» WRITTEN PROBLEM
Go through the listing and set it down exactly, leaving out its pictures.

(Records with drawing code)
----------

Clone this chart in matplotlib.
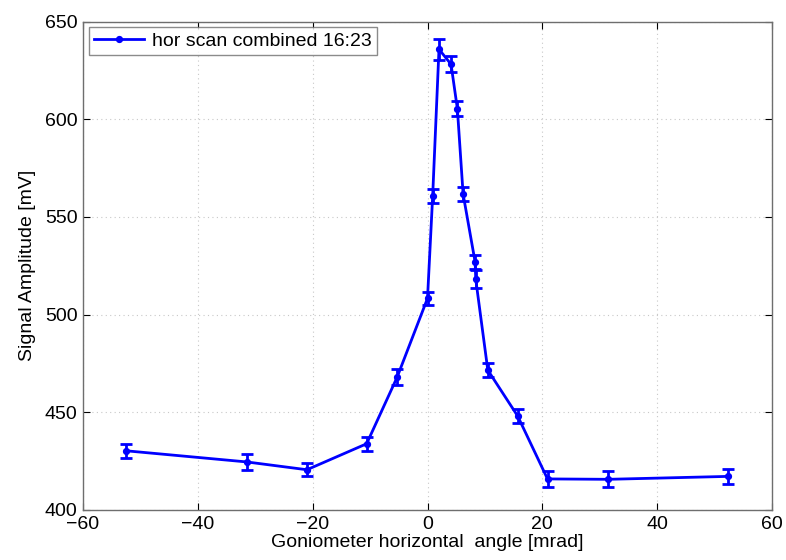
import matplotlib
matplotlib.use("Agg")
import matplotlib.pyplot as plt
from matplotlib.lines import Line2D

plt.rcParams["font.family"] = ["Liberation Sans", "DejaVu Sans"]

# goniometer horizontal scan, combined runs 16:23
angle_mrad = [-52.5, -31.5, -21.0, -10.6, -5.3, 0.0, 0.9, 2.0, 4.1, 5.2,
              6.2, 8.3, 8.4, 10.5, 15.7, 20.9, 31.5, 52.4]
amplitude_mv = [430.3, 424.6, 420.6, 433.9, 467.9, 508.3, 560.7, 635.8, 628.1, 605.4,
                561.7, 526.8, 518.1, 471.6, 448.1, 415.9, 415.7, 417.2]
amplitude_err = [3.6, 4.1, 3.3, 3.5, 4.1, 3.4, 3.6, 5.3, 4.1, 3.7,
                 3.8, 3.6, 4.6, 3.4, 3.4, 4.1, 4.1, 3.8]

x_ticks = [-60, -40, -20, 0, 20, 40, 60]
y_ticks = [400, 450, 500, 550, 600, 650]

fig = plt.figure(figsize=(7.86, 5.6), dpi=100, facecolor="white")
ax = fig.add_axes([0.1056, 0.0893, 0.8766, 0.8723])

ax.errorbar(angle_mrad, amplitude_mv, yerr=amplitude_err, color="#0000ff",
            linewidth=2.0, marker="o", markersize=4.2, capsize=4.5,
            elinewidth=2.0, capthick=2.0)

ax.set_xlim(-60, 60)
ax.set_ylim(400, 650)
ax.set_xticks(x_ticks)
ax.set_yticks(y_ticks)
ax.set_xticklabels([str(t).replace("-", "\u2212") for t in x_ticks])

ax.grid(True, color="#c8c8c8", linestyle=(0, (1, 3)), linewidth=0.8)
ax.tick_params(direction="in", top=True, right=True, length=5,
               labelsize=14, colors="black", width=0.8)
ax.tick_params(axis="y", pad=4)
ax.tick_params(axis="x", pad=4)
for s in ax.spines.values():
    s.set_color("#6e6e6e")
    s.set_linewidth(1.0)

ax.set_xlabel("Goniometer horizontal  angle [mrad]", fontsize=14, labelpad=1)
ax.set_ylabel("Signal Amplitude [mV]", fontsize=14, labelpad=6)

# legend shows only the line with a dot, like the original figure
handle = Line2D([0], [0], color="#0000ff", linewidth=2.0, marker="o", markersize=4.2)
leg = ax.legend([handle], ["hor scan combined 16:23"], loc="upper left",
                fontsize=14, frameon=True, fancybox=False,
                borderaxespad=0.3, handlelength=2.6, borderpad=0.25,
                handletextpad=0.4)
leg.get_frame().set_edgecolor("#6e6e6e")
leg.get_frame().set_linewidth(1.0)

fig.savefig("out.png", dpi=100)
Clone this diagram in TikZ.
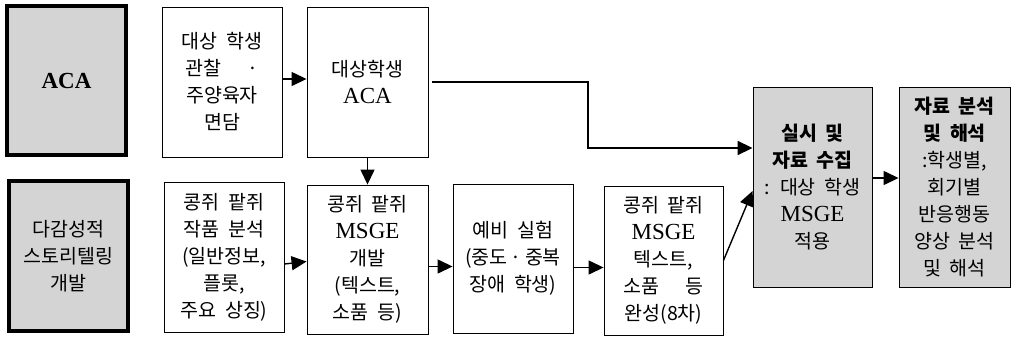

----------

» RESPONSE BELOW
Clone this chart in matplotlib.
import matplotlib
matplotlib.use("Agg")
import matplotlib.pyplot as plt
from matplotlib.lines import Line2D

plt.rcParams["font.family"] = ["Liberation Sans", "DejaVu Sans"]

# goniometer horizontal scan, combined runs 16:23
angle_mrad = [-52.5, -31.5, -21.0, -10.6, -5.3, 0.0, 0.9, 2.0, 4.1, 5.2,
              6.2, 8.3, 8.4, 10.5, 15.7, 20.9, 31.5, 52.4]
amplitude_mv = [430.3, 424.6, 420.6, 433.9, 467.9, 508.3, 560.7, 635.8, 628.1, 605.4,
                561.7, 526.8, 518.1, 471.6, 448.1, 415.9, 415.7, 417.2]
amplitude_err = [3.6, 4.1, 3.3, 3.5, 4.1, 3.4, 3.6, 5.3, 4.1, 3.7,
                 3.8, 3.6, 4.6, 3.4, 3.4, 4.1, 4.1, 3.8]

x_ticks = [-60, -40, -20, 0, 20, 40, 60]
y_ticks = [400, 450, 500, 550, 600, 650]

fig = plt.figure(figsize=(7.86, 5.6), dpi=100, facecolor="white")
ax = fig.add_axes([0.1056, 0.0893, 0.8766, 0.8723])

ax.errorbar(angle_mrad, amplitude_mv, yerr=amplitude_err, color="#0000ff",
            linewidth=2.0, marker="o", markersize=4.2, capsize=4.5,
            elinewidth=2.0, capthick=2.0)

ax.set_xlim(-60, 60)
ax.set_ylim(400, 650)
ax.set_xticks(x_ticks)
ax.set_yticks(y_ticks)
ax.set_xticklabels([str(t).replace("-", "\u2212") for t in x_ticks])

ax.grid(True, color="#c8c8c8", linestyle=(0, (1, 3)), linewidth=0.8)
ax.tick_params(direction="in", top=True, right=True, length=5,
               labelsize=14, colors="black", width=0.8)
ax.tick_params(axis="y", pad=4)
ax.tick_params(axis="x", pad=4)
for s in ax.spines.values():
    s.set_color("#6e6e6e")
    s.set_linewidth(1.0)

ax.set_xlabel("Goniometer horizontal  angle [mrad]", fontsize=14, labelpad=1)
ax.set_ylabel("Signal Amplitude [mV]", fontsize=14, labelpad=6)

# legend shows only the line with a dot, like the original figure
handle = Line2D([0], [0], color="#0000ff", linewidth=2.0, marker="o", markersize=4.2)
leg = ax.legend([handle], ["hor scan combined 16:23"], loc="upper left",
                fontsize=14, frameon=True, fancybox=False,
                borderaxespad=0.3, handlelength=2.6, borderpad=0.25,
                handletextpad=0.4)
leg.get_frame().set_edgecolor("#6e6e6e")
leg.get_frame().set_linewidth(1.0)

fig.savefig("out.png", dpi=100)
Clone this diagram in TikZ.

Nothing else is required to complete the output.